Islamic Endowments Minister Abdul
Salam Abadi told a visiting clerical delegation from Australia that
he received instructions from the “Hashemite leadership” to safeguard the Arab
and Islamic identity of Jerusalem, Jordanian media reported.
Abadi said Israel was planning to
divide the mosque from its courtyards with a 144-dunam structure.
Jordan, which extended its
sovereignty to East Jerusalem and the West Bank in 1950, continues to
administer the Islamic holy sites on the Temple Mount.
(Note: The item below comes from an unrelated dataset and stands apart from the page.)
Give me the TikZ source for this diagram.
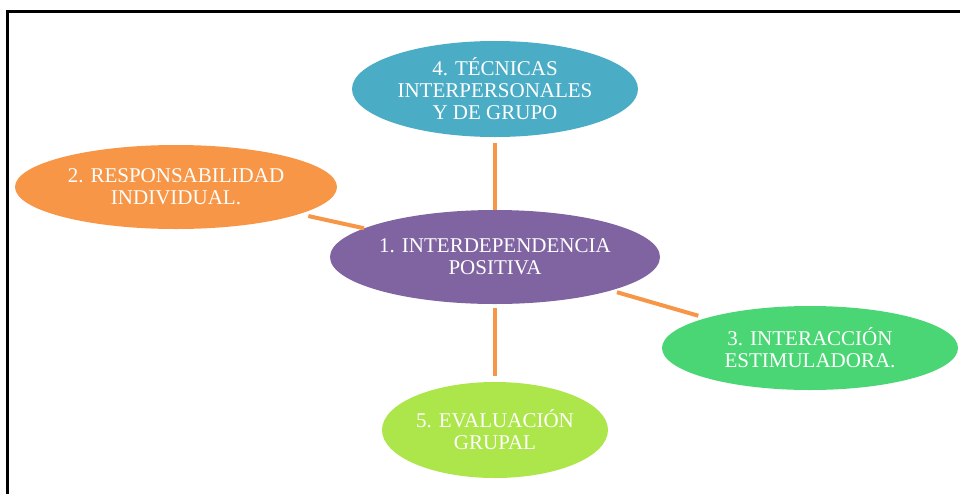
\documentclass[tikz,border=0pt]{standalone}
\usepackage{fontspec}
\setmainfont{Liberation Serif}
\usetikzlibrary{shapes.geometric}
\definecolor{cteal}{HTML}{4BACC6}
\definecolor{corange}{HTML}{F79646}
\definecolor{cpurple}{HTML}{8064A2}
\definecolor{cgreen}{HTML}{4AD674}
\definecolor{clime}{HTML}{ADE64B}
\begin{document}
\begin{tikzpicture}[x=1pt,y=-1pt,
  bubble/.style={ellipse, inner sep=0pt, text=white, align=center,
    font=\fontsize{21}{22}\selectfont},
  link/.style={corange, line width=4pt}]
\useasboundingbox (0,0) rectangle (960,493);
\begin{scope}
\clip (0,0) rectangle (960,493);
\draw[line width=3pt, black] (7.5,500) -- (7.5,11.5) -- (970,11.5);
\node[bubble, fill=cteal, minimum width=286pt, minimum height=96pt] (n4) at (495,89)
  {4. TÉCNICAS\\INTERPERSONALES\\Y DE GRUPO};
\node[bubble, fill=corange, minimum width=322pt, minimum height=84pt] (n2) at (176,187)
  {2. RESPONSABILIDAD\\INDIVIDUAL.};
\node[bubble, fill=cpurple, minimum width=330pt, minimum height=94pt] (n1) at (495,257)
  {1. INTERDEPENDENCIA\\POSITIVA};
\node[bubble, fill=cgreen, minimum width=296pt, minimum height=84pt] (n3) at (810,348)
  {3. INTERACCIÓN\\ESTIMULADORA.};
\node[bubble, fill=clime, minimum width=226pt, minimum height=96pt] (n5) at (495,430)
  {5. EVALUACIÓN\\GRUPAL};
\draw[link, shorten <=6pt] (n4.south) -- (n1.north);
\draw[link, shorten <=4pt, shorten >=6pt] (n1.south) -- (n5.north);
\draw[link, shorten <=9pt] (n2) -- (n1);
\draw[link, shorten <=6pt, shorten >=8pt] (n1) -- (n3);
\end{scope}
\end{tikzpicture}
\end{document}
Abadi told the
Australian delegation that his ministry employs 600 civil servants in Jerusalem
and oversees 40 Jerusalem schools.
According to the independent
Jordanian daily Al-Ghad, Abadi stressed the need to support the residents of
Jerusalem “in their steadfastness in the face of the repeated Israeli attacks
on the holy Al-Aqsa Mosque and the Islamic holy sites in Jerusalem.”
He did not expand on what he meant.
Jordan and Israel signed a peace
agreement in 1994.
Jews are banned from praying on the
Temple Mount by the Jordanian department of endowments, known as the Waqf, which
administers the plaza surrounding the Al-Aqsa Mosque and the Dome of the Rock.